Related Westpac LLC v. JER Snowmass LLC: Implicit Waiver of Fiduciary Duties (Discouraging Investment into Delaware LLCs)
J Robert Brown Jr. |
Wednesday, September 29, 2010 at 12:00PM On the one hand, Westpac stands for the proposition that freedom of contract will ultimately prevail. Parties can waive fiduciary duties if they so decide.
This case, however, does not really stand for that proposition. It is in fact a provision that makes investments into LLCs more uncertain and difficult and, as a result, discourages capital formation. By allowing waiver of fiduciary duties (save the duty of good faith and fair dealing), investors are subject to a rule of "let the buyer beware." Nonetheless, to the extent that investors were inattentive and agreed to invest notwithstanding, as well as an absence of meaningful fiduciary duties, the argument exists that they bear some of the fault.
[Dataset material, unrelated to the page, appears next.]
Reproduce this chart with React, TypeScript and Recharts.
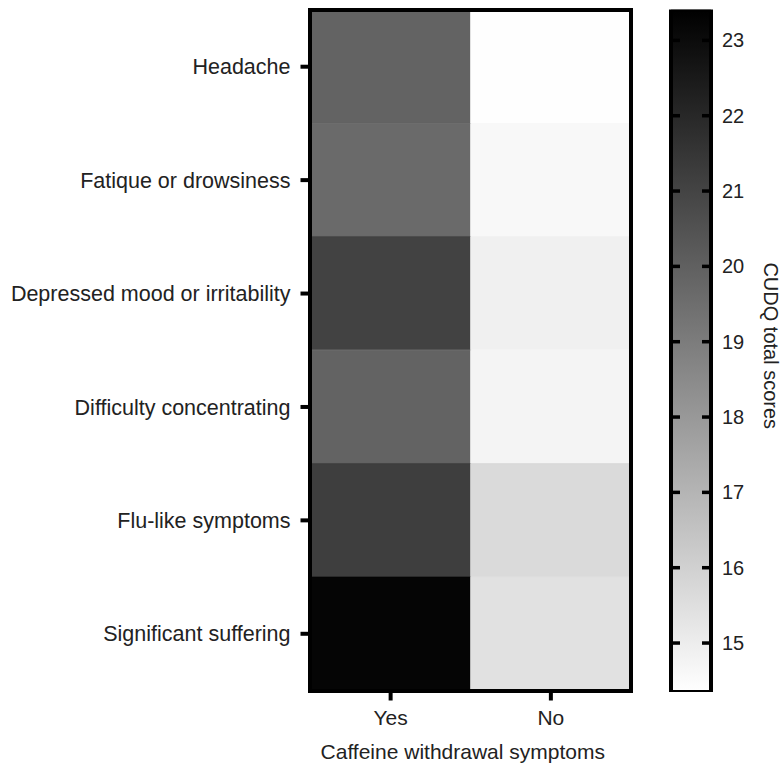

In this case, however, the court did not deal with an explicit waiver of fiduciary duties but found an implicit one. The specifics of the operating agreement (concerning capital calls) implicitly eliminated fiduciary obligations relative to those actions. Investors, therefore, must take into account the possibility that courts in Delaware will imply a waiver of fiduciary duty implicitly whenever behavior is explicitly addressed in the operating agreement.
In other jurisdicitions where complete waiver of fiduciary duties is not permitted, investors will not incur the same risk. The moral of this case is that investors should not only bargain for favorable provisions but also should bargain for formation in other jurisdictions to escape a court system that renders fiduciary obligations uncertain.